Entries:

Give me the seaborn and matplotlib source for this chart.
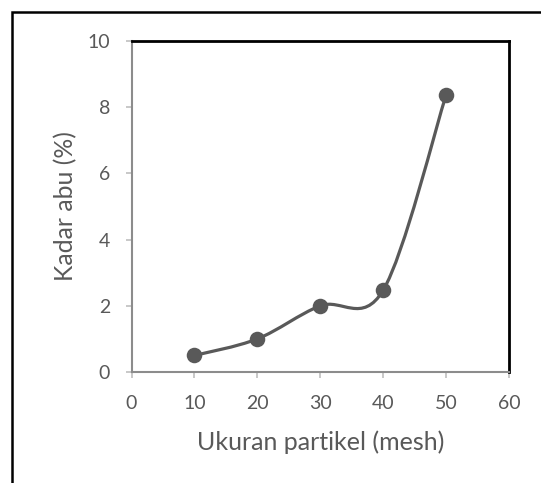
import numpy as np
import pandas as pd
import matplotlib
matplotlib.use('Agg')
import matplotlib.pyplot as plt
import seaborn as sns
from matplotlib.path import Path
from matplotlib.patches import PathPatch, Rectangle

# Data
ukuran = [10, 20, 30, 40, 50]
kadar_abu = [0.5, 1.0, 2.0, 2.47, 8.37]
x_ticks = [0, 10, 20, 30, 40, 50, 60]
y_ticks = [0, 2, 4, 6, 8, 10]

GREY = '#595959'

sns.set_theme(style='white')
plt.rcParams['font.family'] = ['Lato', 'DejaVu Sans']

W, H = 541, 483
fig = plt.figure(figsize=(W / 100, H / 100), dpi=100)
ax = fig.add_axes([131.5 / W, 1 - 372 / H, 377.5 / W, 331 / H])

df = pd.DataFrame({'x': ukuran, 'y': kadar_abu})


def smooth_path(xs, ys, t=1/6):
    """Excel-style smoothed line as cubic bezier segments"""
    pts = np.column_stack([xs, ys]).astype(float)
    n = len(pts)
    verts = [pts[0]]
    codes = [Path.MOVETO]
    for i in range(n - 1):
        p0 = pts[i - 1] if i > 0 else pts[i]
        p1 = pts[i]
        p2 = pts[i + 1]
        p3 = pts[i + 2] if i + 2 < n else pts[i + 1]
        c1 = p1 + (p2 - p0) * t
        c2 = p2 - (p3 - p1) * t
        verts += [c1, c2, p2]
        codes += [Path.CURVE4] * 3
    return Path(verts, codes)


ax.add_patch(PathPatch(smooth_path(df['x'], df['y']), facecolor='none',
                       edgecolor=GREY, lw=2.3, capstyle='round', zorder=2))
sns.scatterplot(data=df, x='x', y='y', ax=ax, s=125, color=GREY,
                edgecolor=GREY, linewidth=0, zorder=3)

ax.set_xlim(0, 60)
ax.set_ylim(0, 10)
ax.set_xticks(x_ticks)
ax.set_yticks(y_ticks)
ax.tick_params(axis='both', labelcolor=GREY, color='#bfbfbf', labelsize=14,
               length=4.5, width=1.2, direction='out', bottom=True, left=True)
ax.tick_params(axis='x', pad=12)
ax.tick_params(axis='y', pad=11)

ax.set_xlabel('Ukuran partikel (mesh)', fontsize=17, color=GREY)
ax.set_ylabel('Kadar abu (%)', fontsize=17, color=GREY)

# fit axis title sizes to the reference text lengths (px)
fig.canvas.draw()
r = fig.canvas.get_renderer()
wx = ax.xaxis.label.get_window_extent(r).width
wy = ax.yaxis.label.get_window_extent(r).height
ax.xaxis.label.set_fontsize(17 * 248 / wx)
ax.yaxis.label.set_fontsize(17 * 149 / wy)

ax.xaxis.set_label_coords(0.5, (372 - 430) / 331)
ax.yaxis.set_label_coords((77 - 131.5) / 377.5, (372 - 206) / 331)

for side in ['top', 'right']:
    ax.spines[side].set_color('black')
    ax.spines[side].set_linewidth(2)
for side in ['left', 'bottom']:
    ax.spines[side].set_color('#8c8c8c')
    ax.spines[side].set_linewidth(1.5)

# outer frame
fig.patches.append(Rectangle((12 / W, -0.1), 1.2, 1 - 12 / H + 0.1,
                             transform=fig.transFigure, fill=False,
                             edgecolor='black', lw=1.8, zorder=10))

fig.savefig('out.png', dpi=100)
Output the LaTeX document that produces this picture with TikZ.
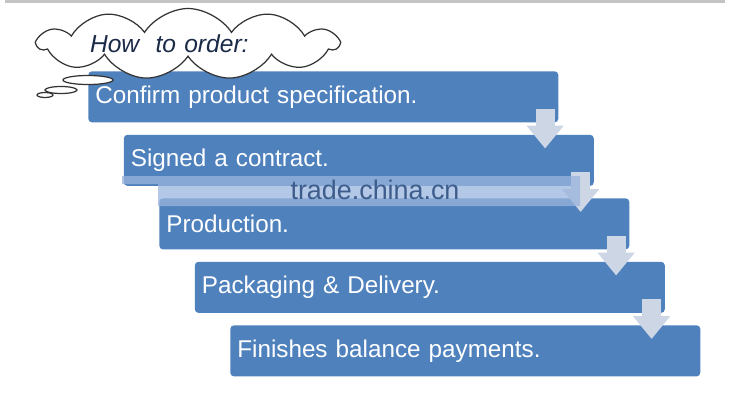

Problem details: Repeat exactly the lines from the start of the entries down to the line with "from matplotlib.patches import", keeping both ends but none of the pictures.

Answer to this task:
Give me the seaborn and matplotlib source for this chart.
import numpy as np
import pandas as pd
import matplotlib
matplotlib.use('Agg')
import matplotlib.pyplot as plt
import seaborn as sns
from matplotlib.path import Path
from matplotlib.patches import PathPatch, Rectangle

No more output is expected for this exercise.